TASK PROMPT: Will you write out the data exactly, excluding every picture?

DATA EXTRACT:
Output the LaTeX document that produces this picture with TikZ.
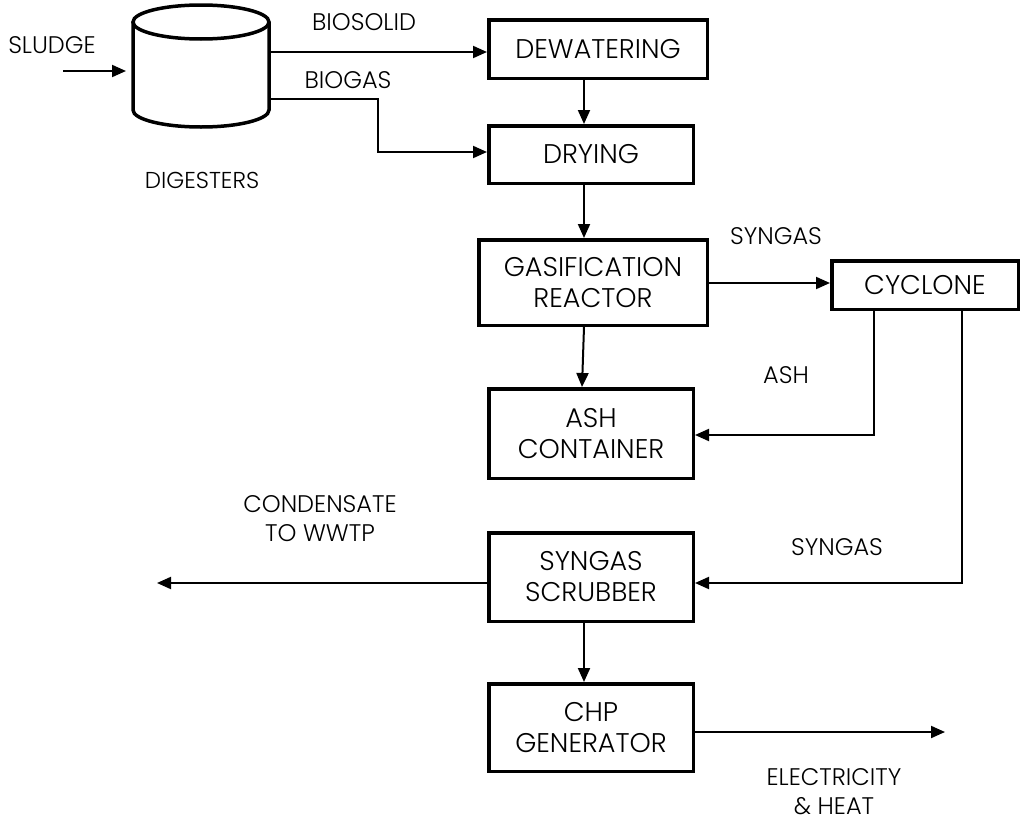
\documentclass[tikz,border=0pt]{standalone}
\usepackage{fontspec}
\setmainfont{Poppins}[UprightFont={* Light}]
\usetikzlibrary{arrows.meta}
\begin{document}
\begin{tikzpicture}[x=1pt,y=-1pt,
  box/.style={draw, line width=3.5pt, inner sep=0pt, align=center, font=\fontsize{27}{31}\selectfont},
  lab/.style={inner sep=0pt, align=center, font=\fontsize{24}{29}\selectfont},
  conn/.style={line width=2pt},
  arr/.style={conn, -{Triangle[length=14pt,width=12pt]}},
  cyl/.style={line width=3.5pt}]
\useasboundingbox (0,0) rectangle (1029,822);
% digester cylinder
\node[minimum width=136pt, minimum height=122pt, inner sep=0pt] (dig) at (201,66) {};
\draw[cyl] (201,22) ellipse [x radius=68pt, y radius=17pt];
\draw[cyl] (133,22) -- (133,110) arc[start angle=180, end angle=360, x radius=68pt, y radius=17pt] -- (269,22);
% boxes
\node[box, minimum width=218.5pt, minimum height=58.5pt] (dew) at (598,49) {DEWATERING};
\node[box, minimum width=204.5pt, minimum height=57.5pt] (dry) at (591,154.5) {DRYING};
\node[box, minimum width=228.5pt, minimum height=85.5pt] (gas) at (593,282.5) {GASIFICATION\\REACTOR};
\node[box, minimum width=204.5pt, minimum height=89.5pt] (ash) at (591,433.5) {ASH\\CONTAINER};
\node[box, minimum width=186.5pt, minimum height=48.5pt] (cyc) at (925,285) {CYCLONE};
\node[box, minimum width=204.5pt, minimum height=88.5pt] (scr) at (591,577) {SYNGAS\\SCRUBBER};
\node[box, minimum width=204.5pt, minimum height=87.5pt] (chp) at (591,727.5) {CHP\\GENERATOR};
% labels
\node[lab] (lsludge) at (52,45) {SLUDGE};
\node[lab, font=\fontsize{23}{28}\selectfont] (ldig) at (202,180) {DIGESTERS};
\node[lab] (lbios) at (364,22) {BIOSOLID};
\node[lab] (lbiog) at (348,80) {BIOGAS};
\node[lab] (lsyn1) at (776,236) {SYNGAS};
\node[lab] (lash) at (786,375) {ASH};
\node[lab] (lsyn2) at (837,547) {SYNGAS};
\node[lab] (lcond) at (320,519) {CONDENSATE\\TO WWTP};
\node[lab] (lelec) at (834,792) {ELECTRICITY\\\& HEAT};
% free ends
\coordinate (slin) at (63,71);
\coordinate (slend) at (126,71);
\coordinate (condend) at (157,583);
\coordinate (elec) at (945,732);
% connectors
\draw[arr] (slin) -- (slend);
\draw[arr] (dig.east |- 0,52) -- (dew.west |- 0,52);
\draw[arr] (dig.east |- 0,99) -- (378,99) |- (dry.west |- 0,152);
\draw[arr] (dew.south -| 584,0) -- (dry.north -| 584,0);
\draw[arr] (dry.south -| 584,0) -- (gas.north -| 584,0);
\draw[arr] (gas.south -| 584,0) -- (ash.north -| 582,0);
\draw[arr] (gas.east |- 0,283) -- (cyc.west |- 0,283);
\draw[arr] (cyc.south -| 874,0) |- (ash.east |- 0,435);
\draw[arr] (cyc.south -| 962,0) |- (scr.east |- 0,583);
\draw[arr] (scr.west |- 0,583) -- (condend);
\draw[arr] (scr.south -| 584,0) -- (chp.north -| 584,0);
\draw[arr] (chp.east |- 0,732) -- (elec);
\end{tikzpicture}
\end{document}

REPLY TO THE EXERCISE:
Output the LaTeX document that produces this picture with TikZ.
\documentclass[tikz,border=0pt]{standalone}
\usepackage{fontspec}
\setmainfont{Poppins}[UprightFont={* Light}]
\usetikzlibrary{arrows.meta}
\begin{document}
\begin{tikzpicture}[x=1pt,y=-1pt,
  box/.style={draw, line width=3.5pt, inner sep=0pt, align=center, font=\fontsize{27}{31}\selectfont},
  lab/.style={inner sep=0pt, align=center, font=\fontsize{24}{29}\selectfont},
  conn/.style={line width=2pt},
  arr/.style={conn, -{Triangle[length=14pt,width=12pt]}},
  cyl/.style={line width=3.5pt}]
\useasboundingbox (0,0) rectangle (1029,822);
% digester cylinder
\node[minimum width=136pt, minimum height=122pt, inner sep=0pt] (dig) at (201,66) {};
\draw[cyl] (201,22) ellipse [x radius=68pt, y radius=17pt];
\draw[cyl] (133,22) -- (133,110) arc[start angle=180, end angle=360, x radius=68pt, y radius=17pt] -- (269,22);
% boxes
\node[box, minimum width=218.5pt, minimum height=58.5pt] (dew) at (598,49) {DEWATERING};
\node[box, minimum width=204.5pt, minimum height=57.5pt] (dry) at (591,154.5) {DRYING};
\node[box, minimum width=228.5pt, minimum height=85.5pt] (gas) at (593,282.5) {GASIFICATION\\REACTOR};
\node[box, minimum width=204.5pt, minimum height=89.5pt] (ash) at (591,433.5) {ASH\\CONTAINER};
\node[box, minimum width=186.5pt, minimum height=48.5pt] (cyc) at (925,285) {CYCLONE};
\node[box, minimum width=204.5pt, minimum height=88.5pt] (scr) at (591,577) {SYNGAS\\SCRUBBER};
\node[box, minimum width=204.5pt, minimum height=87.5pt] (chp) at (591,727.5) {CHP\\GENERATOR};
% labels
\node[lab] (lsludge) at (52,45) {SLUDGE};
\node[lab, font=\fontsize{23}{28}\selectfont] (ldig) at (202,180) {DIGESTERS};
\node[lab] (lbios) at (364,22) {BIOSOLID};
\node[lab] (lbiog) at (348,80) {BIOGAS};
\node[lab] (lsyn1) at (776,236) {SYNGAS};
\node[lab] (lash) at (786,375) {ASH};
\node[lab] (lsyn2) at (837,547) {SYNGAS};
\node[lab] (lcond) at (320,519) {CONDENSATE\\TO WWTP};
\node[lab] (lelec) at (834,792) {ELECTRICITY\\\& HEAT};
% free ends
\coordinate (slin) at (63,71);
\coordinate (slend) at (126,71);
\coordinate (condend) at (157,583);
\coordinate (elec) at (945,732);
% connectors
\draw[arr] (slin) -- (slend);
\draw[arr] (dig.east |- 0,52) -- (dew.west |- 0,52);
\draw[arr] (dig.east |- 0,99) -- (378,99) |- (dry.west |- 0,152);
\draw[arr] (dew.south -| 584,0) -- (dry.north -| 584,0);
\draw[arr] (dry.south -| 584,0) -- (gas.north -| 584,0);
\draw[arr] (gas.south -| 584,0) -- (ash.north -| 582,0);
\draw[arr] (gas.east |- 0,283) -- (cyc.west |- 0,283);
\draw[arr] (cyc.south -| 874,0) |- (ash.east |- 0,435);
\draw[arr] (cyc.south -| 962,0) |- (scr.east |- 0,583);
\draw[arr] (scr.west |- 0,583) -- (condend);
\draw[arr] (scr.south -| 584,0) -- (chp.north -| 584,0);
\draw[arr] (chp.east |- 0,732) -- (elec);
\end{tikzpicture}
\end{document}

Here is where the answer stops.